I had grown up being cautious about Apple products my whole life, mostly from my parents’ dislike of them (and their price tag), and my PC-prude friends. I envied those lucky kids that had iPods, and when I finally got mine many years later, it was taken away from me in a fiery car crash almost as quickly as I had unwrapped it. Sore was I from this incident that I still had a chip on my shoulder going into art school, where I encountered my first Mac computers, and instinctively, avoided them like the plague.
As projects and availability required, I stomached the usage of one MacPro in the labs. The experience was immediately exhilarating, and I felt as though I had committed some crime or the ultimate betrayal. It was sinful, I was guilty, and then… it was special. I had never known that a computer could be so much a part of you. After that day, I cherished the use of the MacBooks and Pros at school and the iMac my boyfriend owned like the rare moments when your parents told you you could order any dessert at a restaurant.
This exposure should have rendered me more open minded to the coming of the iPhone, and later the iPad. To my chagrin, fear still simmered in the pit of my stomach, and I couldn’t justify buying one - I didn’t need it, it was just trendy. Working for a company where websites had to be made responsive for the two devices, however, slowly softened my outlook. Instead of reluctantly moving back and forth between computer screen and iOS to ensure perfection, I found myself looking at email and screwing around with apps, reading blogs and watching videos. My heart sank a little as I caught myself wishing for any, or all of them.
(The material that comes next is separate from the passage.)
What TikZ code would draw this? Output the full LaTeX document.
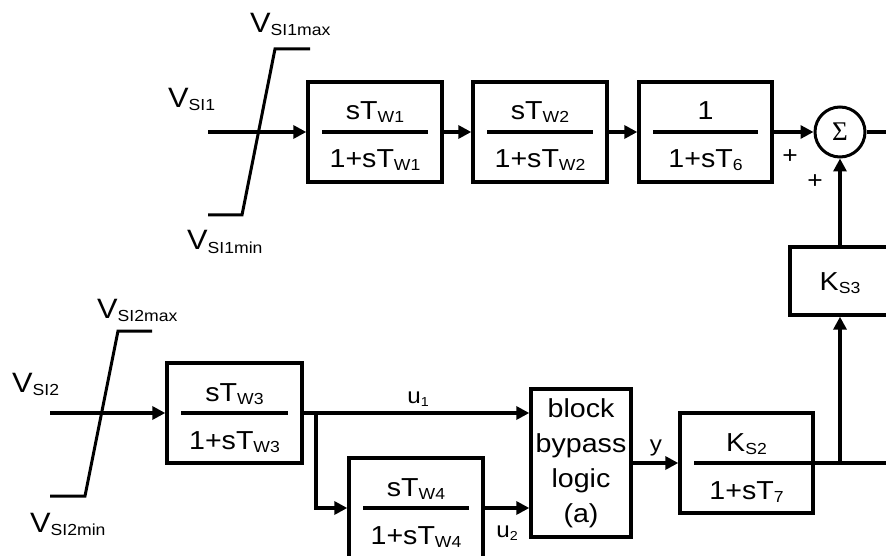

With this new realization, I ground the stone hard, saving as much as I could into the fund for a new computer, all the while battling with a failing PC laptop and an inability to create efficiently. And in contrast to the slow crawl of my money-saving, I was introduced so fast into the world of Apple that I still can’t believe it. I finally had enough for my tricked out, 27inch iMac just as my laptop quit for good, and it has been a radical change to my work and everyday computing. My uncle, to my surprise, was moved by my self-inflicted depravity and sent me his old 3rd gen iPod Touch. I was glued to the screen yesterday for the Let’s Talk iPhone event, excited for news about the iPhone4S which I plan to buy. In addition, I have started a new fund for an iPad 2.
While it was a long time coming, I can say that the struggle was worth it, and even though I am so newly indoctrinated into the Apple-lifestyle, I can say that I am proud to have enjoyed being linked to Steve Jobs, even if it was for the smallest measure of time. I know the glory of all of his and Apple’s achievements and accolades has been spread round and round the internet, and I doubt that I could add anything more significant. I only hope to be able to continue to embrace change and self-improvement as he did.
“No one wants to die. Even people who want to go to heaven don’t want to die to get there. And yet death is the destination we all share. No one has ever escaped it. And that is as it should be, because Death is very likely the single best invention of Life. It is Life’s change agent. It clears out the old to make way for the new. Right now the new is you, but someday not too long from now, you will gradually become the old and be cleared away. Sorry to be so dramatic, but it is quite true.
Your time is limited, so don’t waste it living someone else’s life. Don’t be trapped by dogma — which is living with the results of other people’s thinking. Don’t let the noise of others’ opinions drown out your own inner voice. And most important, have the courage to follow your heart and intuition. They somehow already know what you truly want to become. Everything else is secondary.”
- Steve Jobs
Thank you, Steve Jobs, for opening my eyes to a world of beautiful innovation.